Zhu is a Professor at Hong Kong Baptist University's Academy of Film, and the founder/chief editor of Global Storytelling: Journal of Digital and Moving Images. Hollywood in China (July 2022, The New Press) is her fourth book, and it offers a comprehensive chronology of the Hollywood-China relationship, with numerous specific case studies.
In this podcast, Anthony Kao chats with Zhu about the book, and delves into matters like reactions to "China-humiliation films" during the 1911-1949 Republican Era, Madame Mao's penchant for Hollywood classics, and what the future might hold for relations between China and Hollywood.
Some movie recommendations from Ying Zhu (learn more by listening until the end of this episode):
From the 1990s: Zhang Yimou's To Live and Tian Zhuangzhuang's Blue Kite (discussed more in one of Ying's earlier books)
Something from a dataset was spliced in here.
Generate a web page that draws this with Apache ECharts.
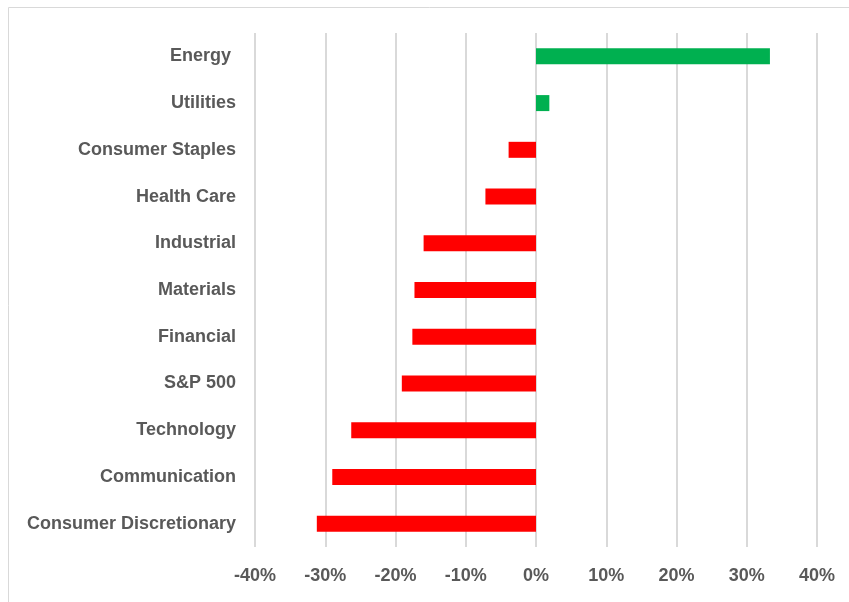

From the 2000s: Li Yang's Blind Shaft (analyzed in one of Ying's articles)
From the 2010s: Feng Xiaogang's I Am Not Madame Bovary (explored in Hollywood in China)
Anthony Kao is a writer who intersects international affairs and cultural criticism. He founded/edits Cinema Escapist—a publication exploring the sociopolitical context behind global film and television—and also writes for outlets like The Guardian, The Diplomat, and Eater.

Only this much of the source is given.